YAML Metadata Warning:empty or missing yaml metadata in repo card
Check out the documentation for more information.
ARGaze Checkpoints
Model
ARGaze is an online egocentric gaze estimation model with a DINOv3 ViT-S/16 visual encoder and an autoregressive heatmap decoder. The released final model is registered as:
DINOv3_TwoCrossHeatmapBiasEfficientARHeatmapGaze
The decoder separates history-biased memory retrieval from current-frame grounding through two cross-attention blocks.
Intended Use
The checkpoints are intended for research reproduction on EGTEA Gaze+, Ego4D gaze, and EgoExo4D egocentric gaze benchmarks. They are not intended for safety-critical eye tracking, biometric identification, or deployment without dataset- and domain-specific validation.
Training Data
The checkpoints were trained on the dataset-specific training splits described in the paper. This repository does not redistribute source videos or frames.

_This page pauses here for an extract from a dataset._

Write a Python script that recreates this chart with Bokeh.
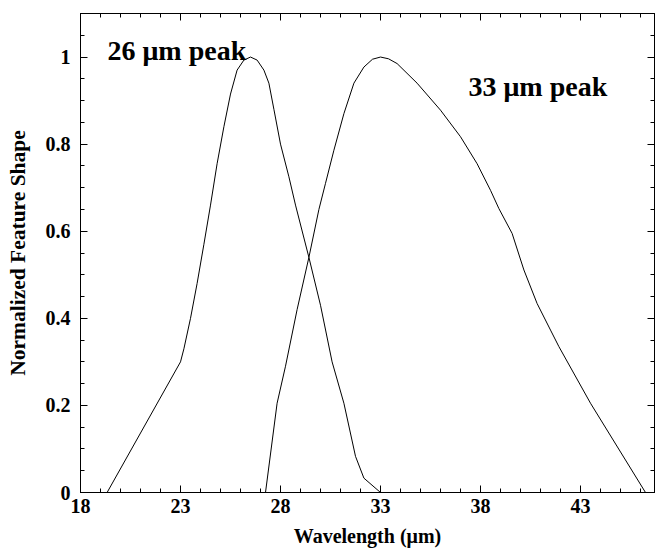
from bokeh.plotting import figure
from bokeh.models import FixedTicker, LinearAxis, Range1d, Label
from bokeh.embed import file_html
from bokeh.resources import INLINE

# 26 micron feature
x26 = [19.33, 23.0, 23.17, 23.5, 23.83, 24.17, 24.5, 24.83, 25.17, 25.5, 25.83,
       26.17, 26.5, 26.83, 27.17, 27.42, 27.67, 28.0, 28.42, 28.75, 29.42, 30.0,
       30.58, 31.17, 31.75, 32.17, 33.0]
y26 = [0.0, 0.30, 0.33, 0.40, 0.48, 0.57, 0.66, 0.755, 0.84, 0.915, 0.97,
       0.993, 1.0, 0.993, 0.97, 0.94, 0.88, 0.80, 0.725, 0.66, 0.54, 0.43,
       0.30, 0.205, 0.083, 0.033, 0.0]

# 33 micron feature
x33 = [27.25, 27.83, 28.25, 28.83, 29.42, 29.92, 30.25, 30.67, 31.17, 31.67, 32.17,
       32.6, 33.0, 33.4, 33.83, 34.83, 36.0, 37.0, 37.83, 38.5, 38.92, 39.58,
       40.17, 40.83, 41.5, 41.92, 43.5, 46.25]
y33 = [0.0, 0.205, 0.29, 0.42, 0.54, 0.65, 0.71, 0.786, 0.87, 0.94, 0.977,
       0.995, 1.0, 0.996, 0.985, 0.94, 0.878, 0.817, 0.755, 0.694, 0.652, 0.595,
       0.511, 0.434, 0.373, 0.335, 0.205, 0.0]

x_ticks = [18, 23, 28, 33, 38, 43]
x_minor = list(range(18, 47))
y_ticks = [0, 0.2, 0.4, 0.6, 0.8, 1.0]
y_tick_labels = ["0", "0.2", "0.4", "0.6", "0.8", "1"]
y_minor = [i * 0.05 for i in range(0, 23)]

labels = ["26 μm peak", "33 μm peak"]
label_x = [19.35, 37.4]
label_y = [1.015, 0.933]

FONT = "Liberation Serif"

p = figure(width=657, height=549, x_range=Range1d(18, 46.7), y_range=Range1d(0, 1.1),
           output_backend="svg", toolbar_location=None,
           min_border_left=80, min_border_right=3, min_border_top=13, min_border_bottom=0)
p.xgrid.visible = False
p.ygrid.visible = False
p.outline_line_color = "black"
p.background_fill_color = "white"
p.border_fill_color = "white"

p.line(x26, y26, line_color="black", line_width=1)
p.line(x33, y33, line_color="black", line_width=1)

def style(ax, ticks, minor, show_labels):
    ax.ticker = FixedTicker(ticks=ticks, minor_ticks=minor)
    ax.axis_line_color = "black"
    ax.axis_line_width = 1
    ax.major_tick_in = 7
    ax.major_tick_out = 0
    ax.minor_tick_in = 4
    ax.minor_tick_out = 0
    ax.major_tick_line_color = "black"
    ax.minor_tick_line_color = "black"
    if show_labels:
        ax.major_label_text_font = FONT
        ax.major_label_text_font_style = "bold"
        ax.major_label_text_font_size = "20px"
        ax.major_label_text_color = "black"
    else:
        ax.major_label_overrides = {t: "" for t in ticks}
        ax.major_label_standoff = 0
        ax.major_label_text_font_size = "1px"

xa = p.xaxis[0]
style(xa, x_ticks, x_minor, True)
xa.major_label_standoff = 6
xa.axis_label = "Wavelength (μm)"
xa.axis_label_text_font = FONT
xa.axis_label_text_font_style = "bold"
xa.axis_label_text_font_size = "20px"
xa.axis_label_text_color = "black"
xa.axis_label_standoff = 9

ya = p.yaxis[0]
style(ya, y_ticks, y_minor, True)
ya.major_label_standoff = 10
ya.major_label_overrides = {t: l for t, l in zip(y_ticks, y_tick_labels)}
ya.axis_label = "Normalized Feature Shape"
ya.axis_label_text_font = FONT
ya.axis_label_text_font_style = "bold"
ya.axis_label_text_font_size = "21.5px"
ya.axis_label_text_color = "black"
ya.axis_label_standoff = 13

top = LinearAxis()
style(top, x_ticks, x_minor, False)
p.add_layout(top, "above")
right = LinearAxis()
style(right, y_ticks, y_minor, False)
p.add_layout(right, "right")

for t, lx, ly in zip(labels, label_x, label_y):
    p.add_layout(Label(x=lx, y=ly, text=t, text_font=FONT, text_font_style="bold",
                       text_font_size="28px", text_color="black",
                       text_baseline="alphabetic", text_align="left"))

open("out.html", "w").write(file_html(p, INLINE))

Users must obtain datasets from their official sources.
Checkpoint Files
See checkpoints/manifest.json for expected Hugging Face paths, SHA-256 hashes, and local destination paths.
Limitations
- Performance depends on matching preprocessing, frame extraction, and split definitions.
- EgoExo4D uses benchmark split metadata included in this release; verify that the split file matches the paper version before reporting final numbers.
- The DINOv3 encoder is loaded from Hugging Face at runtime.